TEMPO.CO , Jakarta: Ekonom dari Institute for Development of Economic and Finance (INDEF), Aviliani, menilai bahwa pinjaman kepada IMF adalah hal yang tidak tepat. \"Kalaupun kita tidak memberikan bantuan, tidak ada konsekuensinya. Mengapa harus memberikan bantuan bagi IMF?” kata dia kepada Tempo.
Menurut dia, ketimbang memberikan bantuan kepada IMF, pemerintah seharusnya menganggarkan dana infrastruktur, perbaikan defisit anggaran, dan antisipasi krisis Eropa. Aviliani tidak yakin DPR akan mengabulkan permintaan pemerintah itu. \"Ini bukanlah sesuatu yang mendesak. Seharusnya mementingkan anggaran bagi perekonomian dalam negeri.”
Wakil Ketua Komisi Keuangan DPR, Harry Azhar Azis, mengatakan kontribusi tambahan modal untuk IMF ini harus dibicarakan dulu oleh pemerintah kepada DPR. “Kalau pemerintah mengeluarkan dana tanpa persetujuan DPR, itu ilegal,\" ujarnya.
Kepala Badan Kebijakan Fiskal Kementerian Keuangan Bambang Brodjonegoro mengatakan pemerintah masih mengkaji rencana pemberian pinjaman kepada Dana Moneter International (IMF) sebesar US$ 1 miliar atau Rp 9,5 triliun. \"Keputusan itu ada di tangan Presiden, tapi Indonesia sebagai anggota G-20 selayaknya turut berpartisipasi,\" ujarnya.

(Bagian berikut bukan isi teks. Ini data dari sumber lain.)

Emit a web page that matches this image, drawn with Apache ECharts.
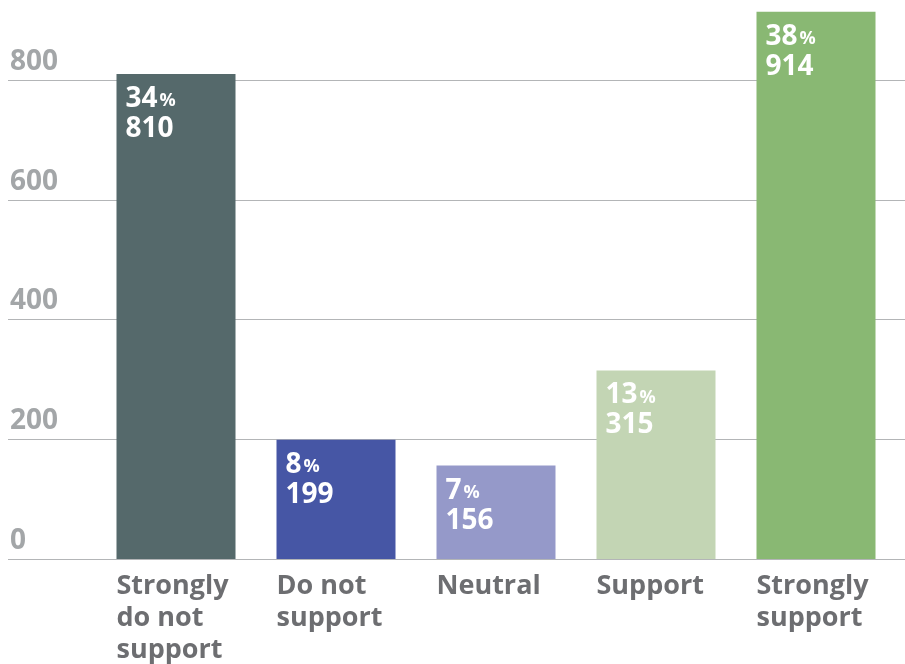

Kesepakatan antarnegara anggota G-20 untuk memberikan kontribusi modal kepada IMF ini telah disepakati dalam konferensi tingkat tinggi yang digelar di Meksiko beberapa waktu lalu. Negara-negara anggota G-20 bersepakat memberikan kontribusi untuk memperkuat permodalan IMF, yang nantinya akan disalurkan kepada negara-negara yang terkena imbas krisis ekonomi.
Bambang menuturkan, sebelum berkontribusi, terlebih dulu pemerintah akan mempertimbangkan faktor kebutuhan yang ada di dalam negeri. Kontribusi itu, kata dia, dapat dilakukan dengan cara membeli surat berharga yang ditawarkan oleh IMF. Pembelian surat berharga dipastikan tidak akan menggunakan dana anggaran pendapatan dan belanja negara, melainkan melalui cadangan devisa negara. \"Karena pembelian surat berharga tersebut nantinya untuk pengelolaan devisa masing-masing.”
Menurut dia, beberapa negara sudah memutuskan berkontribusi dengan menyumbang dana dalam jumlah tertentu, seperti Singapura (US$ 4 miliar), Cina (US$ 43 miliar), dan Jepang (US$ 60 miliar). Indonesia, jika memang ingin berkontribusi, diperkirakan paling banyak akan menyumbang sebesar US$ 1 miliar. “Pembelian surat berharga IMF ini tidak merugikan negara karena uang yang dikeluarkan akan tetap menjadi aset negara,” kata Bambang.